EXTRACTED MATERIAL:

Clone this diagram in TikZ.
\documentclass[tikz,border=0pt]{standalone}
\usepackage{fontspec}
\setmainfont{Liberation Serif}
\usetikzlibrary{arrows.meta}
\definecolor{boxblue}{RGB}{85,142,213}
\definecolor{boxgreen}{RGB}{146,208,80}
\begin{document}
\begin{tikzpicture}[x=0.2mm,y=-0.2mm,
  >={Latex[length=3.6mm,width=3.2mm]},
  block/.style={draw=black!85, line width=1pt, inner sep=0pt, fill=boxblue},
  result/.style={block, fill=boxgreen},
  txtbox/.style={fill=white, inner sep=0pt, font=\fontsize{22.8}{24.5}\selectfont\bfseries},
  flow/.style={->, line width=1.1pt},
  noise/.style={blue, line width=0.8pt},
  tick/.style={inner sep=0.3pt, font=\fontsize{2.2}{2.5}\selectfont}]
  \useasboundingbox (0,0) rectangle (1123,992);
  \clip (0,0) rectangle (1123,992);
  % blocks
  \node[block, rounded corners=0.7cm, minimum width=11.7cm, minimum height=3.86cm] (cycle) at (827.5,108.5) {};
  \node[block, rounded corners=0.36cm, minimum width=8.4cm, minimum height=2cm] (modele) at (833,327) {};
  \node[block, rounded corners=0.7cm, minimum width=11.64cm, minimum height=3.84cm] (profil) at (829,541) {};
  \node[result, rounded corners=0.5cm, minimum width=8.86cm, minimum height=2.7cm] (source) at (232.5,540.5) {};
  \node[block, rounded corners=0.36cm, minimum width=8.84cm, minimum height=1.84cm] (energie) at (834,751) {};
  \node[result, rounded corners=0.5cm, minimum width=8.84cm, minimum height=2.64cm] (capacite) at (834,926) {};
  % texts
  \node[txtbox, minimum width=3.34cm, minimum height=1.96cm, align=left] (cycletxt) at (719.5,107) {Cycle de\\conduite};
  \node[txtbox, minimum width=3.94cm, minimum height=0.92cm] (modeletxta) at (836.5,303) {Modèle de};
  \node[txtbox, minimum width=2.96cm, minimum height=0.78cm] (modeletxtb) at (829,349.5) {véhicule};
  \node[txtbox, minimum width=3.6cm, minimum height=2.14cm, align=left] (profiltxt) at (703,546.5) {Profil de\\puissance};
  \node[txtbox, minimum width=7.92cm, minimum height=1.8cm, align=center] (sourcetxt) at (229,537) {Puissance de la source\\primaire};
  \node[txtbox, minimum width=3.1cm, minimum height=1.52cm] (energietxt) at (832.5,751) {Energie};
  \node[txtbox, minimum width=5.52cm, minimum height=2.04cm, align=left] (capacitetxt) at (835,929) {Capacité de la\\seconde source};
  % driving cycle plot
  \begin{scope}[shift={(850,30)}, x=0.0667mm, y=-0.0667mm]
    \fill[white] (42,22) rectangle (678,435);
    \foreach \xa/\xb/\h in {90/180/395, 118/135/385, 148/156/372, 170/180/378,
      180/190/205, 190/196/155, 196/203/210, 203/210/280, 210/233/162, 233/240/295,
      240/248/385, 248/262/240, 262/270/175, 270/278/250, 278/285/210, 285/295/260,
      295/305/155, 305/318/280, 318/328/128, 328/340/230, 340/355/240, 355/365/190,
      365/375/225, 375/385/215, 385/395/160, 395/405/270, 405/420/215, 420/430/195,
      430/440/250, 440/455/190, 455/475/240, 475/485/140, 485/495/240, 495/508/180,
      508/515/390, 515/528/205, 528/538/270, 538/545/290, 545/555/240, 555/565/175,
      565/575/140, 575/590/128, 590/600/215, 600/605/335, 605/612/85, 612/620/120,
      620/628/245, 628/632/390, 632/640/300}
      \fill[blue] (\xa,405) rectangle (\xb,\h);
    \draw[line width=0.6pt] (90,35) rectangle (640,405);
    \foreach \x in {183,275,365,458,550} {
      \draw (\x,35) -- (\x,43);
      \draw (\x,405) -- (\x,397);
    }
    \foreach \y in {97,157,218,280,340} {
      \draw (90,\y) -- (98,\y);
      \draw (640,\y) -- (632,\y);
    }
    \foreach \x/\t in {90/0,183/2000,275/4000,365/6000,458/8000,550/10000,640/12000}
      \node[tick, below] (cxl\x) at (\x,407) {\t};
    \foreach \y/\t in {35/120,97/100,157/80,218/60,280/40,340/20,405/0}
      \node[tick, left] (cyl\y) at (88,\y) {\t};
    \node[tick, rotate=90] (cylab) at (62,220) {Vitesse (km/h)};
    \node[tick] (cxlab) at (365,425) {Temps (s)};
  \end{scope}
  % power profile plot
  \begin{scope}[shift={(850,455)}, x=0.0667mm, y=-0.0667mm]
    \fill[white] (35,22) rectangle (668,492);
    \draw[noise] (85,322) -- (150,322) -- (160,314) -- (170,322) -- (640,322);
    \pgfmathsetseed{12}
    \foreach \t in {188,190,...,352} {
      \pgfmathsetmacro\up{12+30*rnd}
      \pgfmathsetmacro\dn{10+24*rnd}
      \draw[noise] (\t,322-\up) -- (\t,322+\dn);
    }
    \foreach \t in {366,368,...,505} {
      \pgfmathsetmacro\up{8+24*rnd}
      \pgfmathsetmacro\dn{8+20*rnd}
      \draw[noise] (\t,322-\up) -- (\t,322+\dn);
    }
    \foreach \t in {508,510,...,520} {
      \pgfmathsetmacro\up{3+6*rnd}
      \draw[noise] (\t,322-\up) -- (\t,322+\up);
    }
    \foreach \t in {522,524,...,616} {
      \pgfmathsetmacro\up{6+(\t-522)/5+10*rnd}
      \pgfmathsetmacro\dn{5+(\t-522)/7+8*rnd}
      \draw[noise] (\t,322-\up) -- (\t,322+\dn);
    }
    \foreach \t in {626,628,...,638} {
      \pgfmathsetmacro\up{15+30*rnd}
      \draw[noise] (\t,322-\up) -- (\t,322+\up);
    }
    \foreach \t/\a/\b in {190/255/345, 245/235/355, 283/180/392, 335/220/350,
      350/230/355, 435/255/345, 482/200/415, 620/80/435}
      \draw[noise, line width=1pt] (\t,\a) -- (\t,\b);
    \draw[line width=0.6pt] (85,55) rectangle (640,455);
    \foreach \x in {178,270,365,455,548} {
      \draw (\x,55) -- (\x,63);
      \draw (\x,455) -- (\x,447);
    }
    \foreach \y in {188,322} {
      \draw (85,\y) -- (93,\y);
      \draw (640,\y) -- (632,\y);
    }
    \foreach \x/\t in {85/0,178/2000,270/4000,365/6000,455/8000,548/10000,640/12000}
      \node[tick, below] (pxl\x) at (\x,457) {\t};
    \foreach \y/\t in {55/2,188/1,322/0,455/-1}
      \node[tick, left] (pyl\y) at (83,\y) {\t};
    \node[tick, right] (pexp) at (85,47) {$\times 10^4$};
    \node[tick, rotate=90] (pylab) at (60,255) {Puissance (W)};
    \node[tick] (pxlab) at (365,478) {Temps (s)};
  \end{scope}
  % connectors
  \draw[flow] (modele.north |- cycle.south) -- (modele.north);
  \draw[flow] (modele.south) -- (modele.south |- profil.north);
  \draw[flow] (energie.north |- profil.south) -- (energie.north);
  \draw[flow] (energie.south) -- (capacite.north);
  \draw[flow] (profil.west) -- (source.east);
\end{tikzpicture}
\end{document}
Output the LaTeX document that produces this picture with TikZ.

EXERCISE TASK:
Reproduce the data shown above exactly.

TASK RESULT:
Clone this diagram in TikZ.
\documentclass[tikz,border=0pt]{standalone}
\usepackage{fontspec}
\setmainfont{Liberation Serif}
\usetikzlibrary{arrows.meta}
\definecolor{boxblue}{RGB}{85,142,213}
\definecolor{boxgreen}{RGB}{146,208,80}
\begin{document}
\begin{tikzpicture}[x=0.2mm,y=-0.2mm,
  >={Latex[length=3.6mm,width=3.2mm]},
  block/.style={draw=black!85, line width=1pt, inner sep=0pt, fill=boxblue},
  result/.style={block, fill=boxgreen},
  txtbox/.style={fill=white, inner sep=0pt, font=\fontsize{22.8}{24.5}\selectfont\bfseries},
  flow/.style={->, line width=1.1pt},
  noise/.style={blue, line width=0.8pt},
  tick/.style={inner sep=0.3pt, font=\fontsize{2.2}{2.5}\selectfont}]
  \useasboundingbox (0,0) rectangle (1123,992);
  \clip (0,0) rectangle (1123,992);
  % blocks
  \node[block, rounded corners=0.7cm, minimum width=11.7cm, minimum height=3.86cm] (cycle) at (827.5,108.5) {};
  \node[block, rounded corners=0.36cm, minimum width=8.4cm, minimum height=2cm] (modele) at (833,327) {};
  \node[block, rounded corners=0.7cm, minimum width=11.64cm, minimum height=3.84cm] (profil) at (829,541) {};
  \node[result, rounded corners=0.5cm, minimum width=8.86cm, minimum height=2.7cm] (source) at (232.5,540.5) {};
  \node[block, rounded corners=0.36cm, minimum width=8.84cm, minimum height=1.84cm] (energie) at (834,751) {};
  \node[result, rounded corners=0.5cm, minimum width=8.84cm, minimum height=2.64cm] (capacite) at (834,926) {};
  % texts
  \node[txtbox, minimum width=3.34cm, minimum height=1.96cm, align=left] (cycletxt) at (719.5,107) {Cycle de\\conduite};
  \node[txtbox, minimum width=3.94cm, minimum height=0.92cm] (modeletxta) at (836.5,303) {Modèle de};
  \node[txtbox, minimum width=2.96cm, minimum height=0.78cm] (modeletxtb) at (829,349.5) {véhicule};
  \node[txtbox, minimum width=3.6cm, minimum height=2.14cm, align=left] (profiltxt) at (703,546.5) {Profil de\\puissance};
  \node[txtbox, minimum width=7.92cm, minimum height=1.8cm, align=center] (sourcetxt) at (229,537) {Puissance de la source\\primaire};
  \node[txtbox, minimum width=3.1cm, minimum height=1.52cm] (energietxt) at (832.5,751) {Energie};
  \node[txtbox, minimum width=5.52cm, minimum height=2.04cm, align=left] (capacitetxt) at (835,929) {Capacité de la\\seconde source};
  % driving cycle plot
  \begin{scope}[shift={(850,30)}, x=0.0667mm, y=-0.0667mm]
    \fill[white] (42,22) rectangle (678,435);
    \foreach \xa/\xb/\h in {90/180/395, 118/135/385, 148/156/372, 170/180/378,
      180/190/205, 190/196/155, 196/203/210, 203/210/280, 210/233/162, 233/240/295,
      240/248/385, 248/262/240, 262/270/175, 270/278/250, 278/285/210, 285/295/260,
      295/305/155, 305/318/280, 318/328/128, 328/340/230, 340/355/240, 355/365/190,
      365/375/225, 375/385/215, 385/395/160, 395/405/270, 405/420/215, 420/430/195,
      430/440/250, 440/455/190, 455/475/240, 475/485/140, 485/495/240, 495/508/180,
      508/515/390, 515/528/205, 528/538/270, 538/545/290, 545/555/240, 555/565/175,
      565/575/140, 575/590/128, 590/600/215, 600/605/335, 605/612/85, 612/620/120,
      620/628/245, 628/632/390, 632/640/300}
      \fill[blue] (\xa,405) rectangle (\xb,\h);
    \draw[line width=0.6pt] (90,35) rectangle (640,405);
    \foreach \x in {183,275,365,458,550} {
      \draw (\x,35) -- (\x,43);
      \draw (\x,405) -- (\x,397);
    }
    \foreach \y in {97,157,218,280,340} {
      \draw (90,\y) -- (98,\y);
      \draw (640,\y) -- (632,\y);
    }
    \foreach \x/\t in {90/0,183/2000,275/4000,365/6000,458/8000,550/10000,640/12000}
      \node[tick, below] (cxl\x) at (\x,407) {\t};
    \foreach \y/\t in {35/120,97/100,157/80,218/60,280/40,340/20,405/0}
      \node[tick, left] (cyl\y) at (88,\y) {\t};
    \node[tick, rotate=90] (cylab) at (62,220) {Vitesse (km/h)};
    \node[tick] (cxlab) at (365,425) {Temps (s)};
  \end{scope}
  % power profile plot
  \begin{scope}[shift={(850,455)}, x=0.0667mm, y=-0.0667mm]
    \fill[white] (35,22) rectangle (668,492);
    \draw[noise] (85,322) -- (150,322) -- (160,314) -- (170,322) -- (640,322);
    \pgfmathsetseed{12}
    \foreach \t in {188,190,...,352} {
      \pgfmathsetmacro\up{12+30*rnd}
      \pgfmathsetmacro\dn{10+24*rnd}
      \draw[noise] (\t,322-\up) -- (\t,322+\dn);
    }
    \foreach \t in {366,368,...,505} {
      \pgfmathsetmacro\up{8+24*rnd}
      \pgfmathsetmacro\dn{8+20*rnd}
      \draw[noise] (\t,322-\up) -- (\t,322+\dn);
    }
    \foreach \t in {508,510,...,520} {
      \pgfmathsetmacro\up{3+6*rnd}
      \draw[noise] (\t,322-\up) -- (\t,322+\up);
    }
    \foreach \t in {522,524,...,616} {
      \pgfmathsetmacro\up{6+(\t-522)/5+10*rnd}
      \pgfmathsetmacro\dn{5+(\t-522)/7+8*rnd}
      \draw[noise] (\t,322-\up) -- (\t,322+\dn);
    }
    \foreach \t in {626,628,...,638} {
      \pgfmathsetmacro\up{15+30*rnd}
      \draw[noise] (\t,322-\up) -- (\t,322+\up);
    }
    \foreach \t/\a/\b in {190/255/345, 245/235/355, 283/180/392, 335/220/350,
      350/230/355, 435/255/345, 482/200/415, 620/80/435}
      \draw[noise, line width=1pt] (\t,\a) -- (\t,\b);
    \draw[line width=0.6pt] (85,55) rectangle (640,455);
    \foreach \x in {178,270,365,455,548} {
      \draw (\x,55) -- (\x,63);
      \draw (\x,455) -- (\x,447);
    }
    \foreach \y in {188,322} {
      \draw (85,\y) -- (93,\y);
      \draw (640,\y) -- (632,\y);
    }
    \foreach \x/\t in {85/0,178/2000,270/4000,365/6000,455/8000,548/10000,640/12000}
      \node[tick, below] (pxl\x) at (\x,457) {\t};
    \foreach \y/\t in {55/2,188/1,322/0,455/-1}
      \node[tick, left] (pyl\y) at (83,\y) {\t};
    \node[tick, right] (pexp) at (85,47) {$\times 10^4$};
    \node[tick, rotate=90] (pylab) at (60,255) {Puissance (W)};
    \node[tick] (pxlab) at (365,478) {Temps (s)};
  \end{scope}
  % connectors
  \draw[flow] (modele.north |- cycle.south) -- (modele.north);
  \draw[flow] (modele.south) -- (modele.south |- profil.north);
  \draw[flow] (energie.north |- profil.south) -- (energie.north);
  \draw[flow] (energie.south) -- (capacite.north);
  \draw[flow] (profil.west) -- (source.east);
\end{tikzpicture}
\end{document}
Output the LaTeX document that produces this picture with TikZ.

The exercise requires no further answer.